Esta nostalgia no es precisamente navideña, sino mas bien una ofrenda a quienes me dieron y a quienes también pude dar.

Me acuerdo de aquellos días en Buenos Aires y de ese viaje interminable por autobús a través de Santiago. ¿Será que mis recuerdos de Navidad sean de una época poco Navideña pero asociada al frío? Llegué a esa ciudad enorme y reminiscente al París o a la Europa que tampoco conocía y si bien llevaba una cantidad de chompas de alpaca, muchas de ellas para vender y pocas para usar, recuerdo que recibí tanto; desde el rincón en su minúsculo apartamento donde Darío me ofreció un colchón donde a veces también se acomodaba Carlitos Monzón, su gato negro, hasta el gringo aquel que no se como se llama con quien luego de una borrachera de esas, nos quedamos en un tren que hizo la ida y vuelta no se cuantas veces hasta que amaneciera. El frío de esa época me recuerda lo que fue recibir, de la misma forma que cuando vuelvo a mi casa temporal y encuentro las frutas que mi amiga Yoda me envía desde lejos para que me sienta más querido en casa (cualquiera que sea porque el alma de uno es la casa de uno).

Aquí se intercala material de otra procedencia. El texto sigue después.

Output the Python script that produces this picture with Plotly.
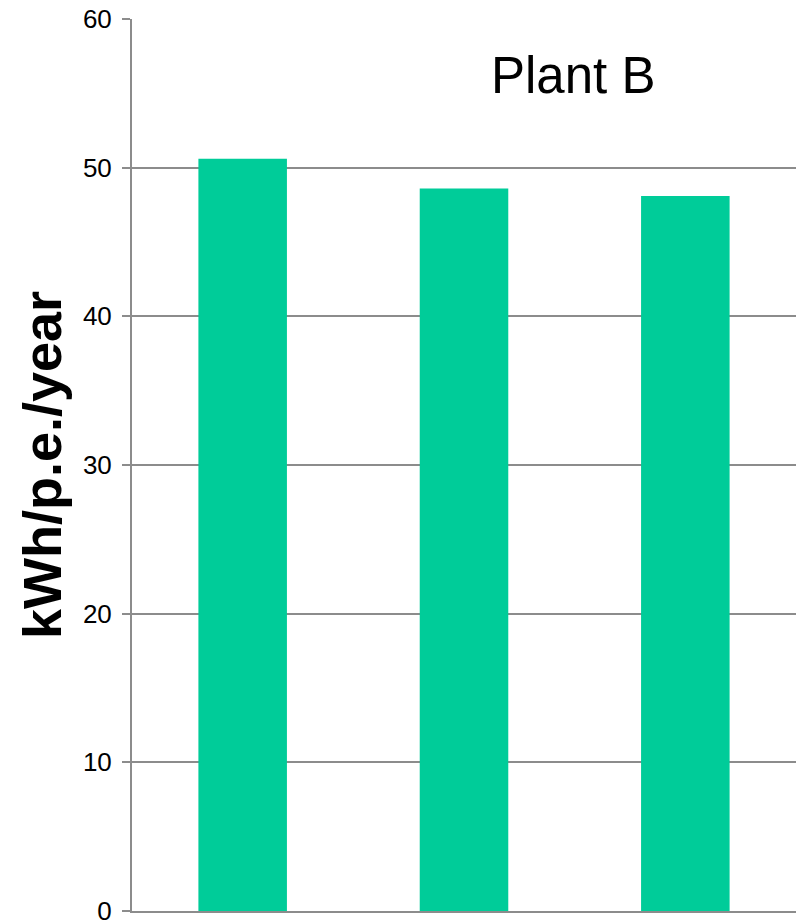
import plotly.graph_objects as go

categories = ["1", "2", "3"]
values = [50.6, 48.6, 48.1]
y_ticks = [0, 10, 20, 30, 40, 50, 60]
chart_title = "Plant B"
y_title = "kWh/p.e./year"

fig = go.Figure()
fig.add_trace(go.Bar(
    x=categories, y=values,
    marker=dict(color="#00CC99", line=dict(width=0)),
    width=0.4,
))

fig.update_layout(
    width=801, height=920,
    margin=dict(l=132, r=5, t=19, b=9, autoexpand=False),
    paper_bgcolor="white", plot_bgcolor="white",
    showlegend=False,
    font=dict(family="Liberation Sans, Arial, sans-serif", color="black"),
    annotations=[dict(
        text=chart_title, x=0.664, y=0.937, xref="paper", yref="paper",
        xanchor="center", yanchor="middle", showarrow=False,
        font=dict(size=51, color="black", family="Liberation Sans, Arial, sans-serif"),
    )],
)
fig.update_xaxes(
    showticklabels=False, showline=True, linecolor="#8c8c8c", linewidth=2,
    ticks="", showgrid=False, zeroline=False, automargin=False,
)
fig.update_yaxes(
    range=[0, 60], tickvals=y_ticks, ticktext=[str(v) for v in y_ticks],
    showline=True, linecolor="#8c8c8c", linewidth=2,
    ticks="outside", ticklen=8, tickcolor="#8c8c8c", tickwidth=2,
    showgrid=True, gridcolor="#8c8c8c", gridwidth=1.5, zeroline=False,
    tickfont=dict(size=26, color="black"),
    ticklabeloverflow="allow", ticklabelstandoff=5, automargin=False,
    title=dict(text="<b>" + y_title + "</b>", font=dict(size=54, color="black"), standoff=4),
)

fig.write_html("out.html")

Mi padre decía que no le gustaban los regalos; tal vez fuese porque solo daba y no esperaba recibir nada y cuando le tocaba los recibía de buena gana. Pero él no regalaba en ese sentido, el paquete envuelto y con lazo, con el doblez del papel que aprendes de tanto hacerlo hasta que te queda bien. Mi padre solo daba. No sé si me volví como mi padre y no sé tampoco si solo doy, pero recibir se volvió difícil; abrir paquetes me fascina por la ilusión de lo que puedan contener, pero a la vez recibir me confronta con pensar si es que estoy dando lo suficiente, si me lo merezco o por que será que recibo.

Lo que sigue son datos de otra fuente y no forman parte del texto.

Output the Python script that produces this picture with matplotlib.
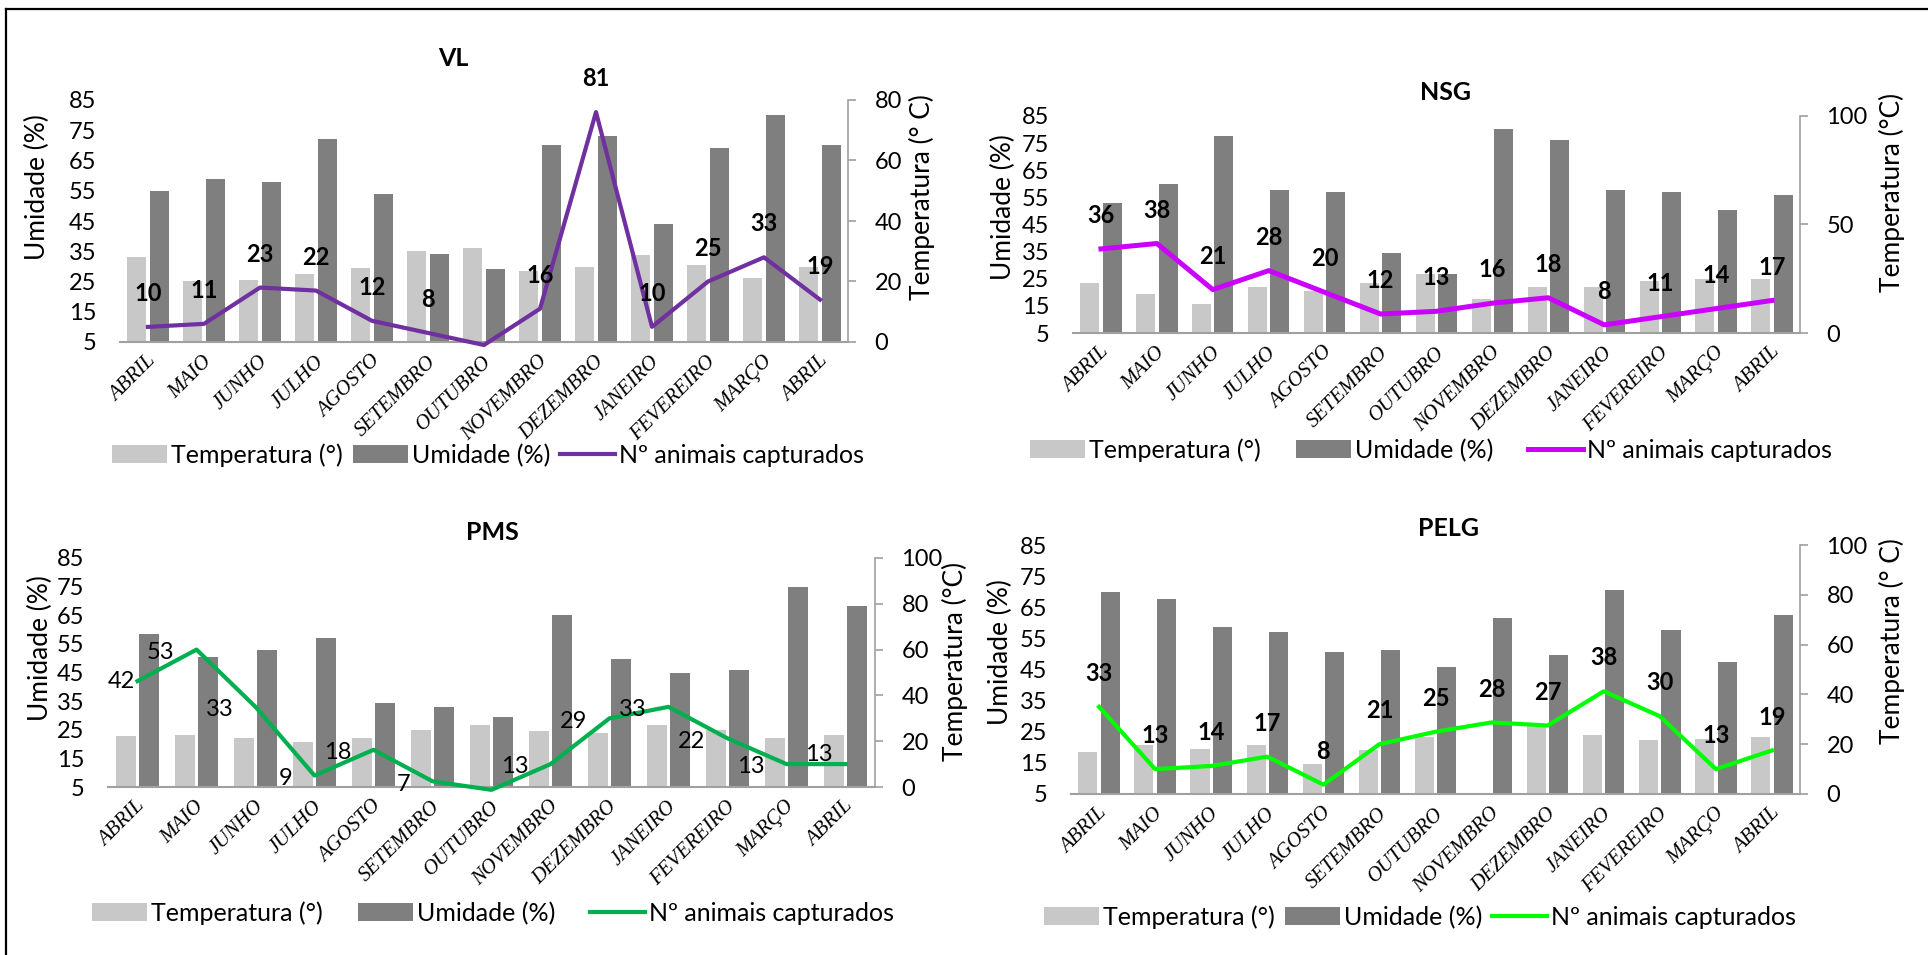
import numpy as np
import matplotlib
matplotlib.use('Agg')
import matplotlib.pyplot as plt
from matplotlib.lines import Line2D
import matplotlib.transforms as mtrans

plt.rcParams['font.family'] = ['Lato', 'DejaVu Sans']

meses = ['ABRIL', 'MAIO', 'JUNHO', 'JULHO', 'AGOSTO', 'SETEMBRO', 'OUTUBRO',
         'NOVEMBRO', 'DEZEMBRO', 'JANEIRO', 'FEVEREIRO', 'MARÇO', 'ABRIL']

# VL
vl_temp = [33.0, 25.1, 25.4, 27.6, 29.6, 35.0, 36.0, 28.5, 29.9, 33.6, 30.5, 26.0, 29.8]
vl_umid = [55, 59, 58, 72, 54, 34, 29, 70, 73, 44, 69, 80, 70]
vl_capt = [10, 11, 23, 22, 12, 8, 4, 16, 81, 10, 25, 33, 19]
vl_rot = ['10', '11', '23', '22', '12', '8', '', '16', '81', '10', '25', '33', '19']

# NSG
nsg_temp = [23.3, 19.4, 15.7, 21.8, 20.6, 23.3, 26.6, 17.6, 21.9, 21.9, 24.1, 24.9, 24.9]
nsg_umid = [52.9, 60.1, 77.8, 57.8, 56.9, 34.6, 26.6, 80.3, 76.3, 57.8, 56.9, 50.5, 56.0]
nsg_capt = [36, 38, 21, 28, 20, 12, 13, 16, 18, 8, 11, 14, 17]
nsg_rot = [str(v) for v in nsg_capt]

# PMS
pms_temp = [22.8, 23.2, 22.0, 20.7, 22.2, 24.8, 26.5, 24.4, 24.0, 26.5, 24.9, 22.0, 23.2]
pms_umid = [58.6, 50.5, 53.0, 57.1, 34.4, 32.8, 29.6, 65.1, 49.7, 44.9, 45.7, 74.7, 68.2]
pms_capt = [42, 53, 33, 9, 18, 7, 4, 13, 29, 33, 22, 13, 13]
pms_rot = ['42', '53', '33', '9', '18', '7', '', '13', '29', '33', '22', '13', '13']

# PELG
pelg_temp = [18.5, 20.7, 19.5, 20.8, 14.5, 19.2, 23.3, np.nan, 26.8, 24.1, 22.3, 22.7, 23.3]
pelg_umid = [69.8, 67.5, 58.6, 56.9, 50.5, 51.4, 45.8, 61.7, 49.8, 70.6, 57.8, 47.3, 62.6]
pelg_capt = [33, 13, 14, 17, 8, 21, 25, 28, 27, 38, 30, 13, 19]
pelg_rot = [str(v) for v in pelg_capt]

W, H = 1928, 955
fig = plt.figure(figsize=(W / 100, H / 100), dpi=100)

CLARO = '#C8C8C8'
ESCURO = '#7F7F7F'
CINZA = '#A0A0A0'


def fx(x):
  return x / W


def fy(y):
  return 1 - y / H


def painel(box, temp, umid, capt, rot, cor, lw, dmax, dstep, titulo, tit, ylab_e, ylab_d, texto_d,
           leg, colsp, lado=False):
  l, t, r, b = box
  ax = fig.add_axes([fx(l), fy(b), (r - l) / W, (b - t) / H])
  x = np.arange(len(meses))
  b1 = ax.bar(x - 0.2, temp, 0.34, color=CLARO)
  b2 = ax.bar(x + 0.2, umid, 0.34, color=ESCURO)
  ln, = ax.plot(x, capt, color=cor, lw=lw, clip_on=False, zorder=4)
  ax.set_xlim(-0.5, len(meses) - 0.5)
  ax.set_ylim(5, 85)
  ax.set_yticks(range(5, 86, 10))
  ax.tick_params(axis='y', length=0, pad=17, labelsize=17)
  for s in ['left', 'top', 'right']:
    ax.spines[s].set_visible(False)
  ax.spines['bottom'].set_color(CINZA)
  ax.spines['bottom'].set_linewidth(1.5)
  ax.set_xticks(x)
  ax.set_xticklabels(meses, rotation=45, ha='right', va='center', rotation_mode='anchor',
                     fontfamily='Liberation Serif', fontstyle='italic', fontsize=15)
  ax.tick_params(axis='x', length=0, pad=12)
  off = mtrans.ScaledTranslation(5 / 100, 0, fig.dpi_scale_trans)
  for lb in ax.get_xticklabels():
    lb.set_transform(lb.get_transform() + off)

  for i, (v, s) in enumerate(zip(capt, rot)):
    if not s:
      continue
    if lado:
      dx, dy = -16, -2
      if i == 0:
        dx, dy = -2, 0
      if i == len(capt) - 1:
        dx, dy = -9, 7
      ax.annotate(s, (i, v), xytext=(dx, dy), textcoords='offset points', ha='right', va='center',
                  fontsize=17, zorder=5)
    else:
      ax.annotate(s, (i, v), xytext=(0, 24), textcoords='offset points', ha='center', va='center',
                  fontsize=17, fontweight='bold', zorder=5)

  ax2 = ax.twinx()
  ax2.set_ylim(0, dmax)
  ax2.set_yticks(np.arange(0, dmax + 1, dstep))
  for s in ['left', 'top', 'bottom']:
    ax2.spines[s].set_visible(False)
  ax2.spines['right'].set_color(CINZA)
  ax2.spines['right'].set_linewidth(1.2)
  ax2.tick_params(axis='y', length=6, width=1.2, color=CINZA, pad=13, labelsize=17)

  fig.text(fx(tit[0]), fy(tit[1]), titulo, ha='center', va='center', fontsize=18, fontweight='bold')
  fig.text(fx(ylab_e[0]), fy(ylab_e[1]), 'Umidade (%)', rotation=90, ha='center', va='center', fontsize=19)
  fig.text(fx(ylab_d[0]), fy(ylab_d[1]), texto_d, rotation=90, ha='center', va='center', fontsize=19)

  ax2.legend([b1, b2, ln], ['Temperatura (°)', 'Umidade (%)', 'Nº animais capturados'], loc='center',
             bbox_to_anchor=(fx(leg[0]), fy(leg[1])), bbox_transform=fig.transFigure,
             ncol=3, frameon=False, fontsize=18, handlelength=2.2, handleheight=0.7,
             handletextpad=0.15, columnspacing=colsp, borderpad=0)
  return ax


painel((120, 100, 848, 342), vl_temp, vl_umid, vl_capt, vl_rot, '#7030A0', 3.0, 80, 20, 'VL',
       (453, 58), (37, 187), (922, 197), 'Temperatura (° C)', (488, 455), 0.4)
painel((1073, 116, 1800, 333), nsg_temp, nsg_umid, nsg_capt, nsg_rot, '#CC00FF', 3.6, 100, 50, 'NSG',
       (1446, 92), (1003, 207), (1892, 192), 'Temperatura (°C)', (1431, 450), 1.4)
painel((108, 558, 875, 787), pms_temp, pms_umid, pms_capt, pms_rot, '#00B050', 3.0, 100, 20, 'PMS',
       (492, 532), (40, 648), (955, 661), 'Temperatura (°C)', (493, 913), 1.4, lado=True)
painel((1071, 545, 1800, 794), pelg_temp, pelg_umid, pelg_capt, pelg_rot, '#00FF00', 3.0, 100, 20, 'PELG',
       (1448, 529), (1000, 652), (1892, 641), 'Temperatura (° C)', (1420, 917), 0.4)

# moldura
fig.add_artist(Line2D([fx(6), fx(6)], [0, fy(9)], color='black', lw=1.6))
fig.add_artist(Line2D([fx(6), 1], [fy(9), fy(9)], color='black', lw=1.6))

fig.savefig('out.png', dpi=100)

Me dieron mis hijas, los hijos que no saben que lo son, las personas que pasaron por mi vida y las que se fueron entre niebla y amargura o sin saber por qué se iban, todos dieron y esta vez me toca a mí.

Se trata de dar y recibir, aunque a veces dar sea más que recibir. En mi vida recibí a mares y di, solo modestamente. A quienes le gusten los regalos, darlos o recibirlos disfruten con el desafío de llevar sus habilidades mas allá de los límites, a salir de su zona de confort, a aceptar a quienes los rodean sin tratar de cambiarlos y si encima nunca comieron pavo, esta receta es para ustedes. Mi homenaje para todos, una obra de arte así no lo parezca, una verdadera sorpresa.

En Navidad nunca comimos pavo; aquello se había vuelto un tema de quien podía pagarlo y claramente no era nuestro caso, por ello será que tampoco me llamó nunca la atención. En la casa nunca faltó pollo y en la poca cocina que aprendí en mi vida, logré prepararlo de tal forma que se convirtiera en una ofrenda; quitarle casi todos los huesos, luego rellenarlo, coserlo, hornearlo y cortarlo en rodajas para servirlo. Este es el mejor regalo, si te emociona el desenvolverlos para entender qué contienen, si te gusta dar o simplemente contemplar la cara que ponen cuando te acercas a la mesa con tremenda sorpresa. ¡Feliz Navidad!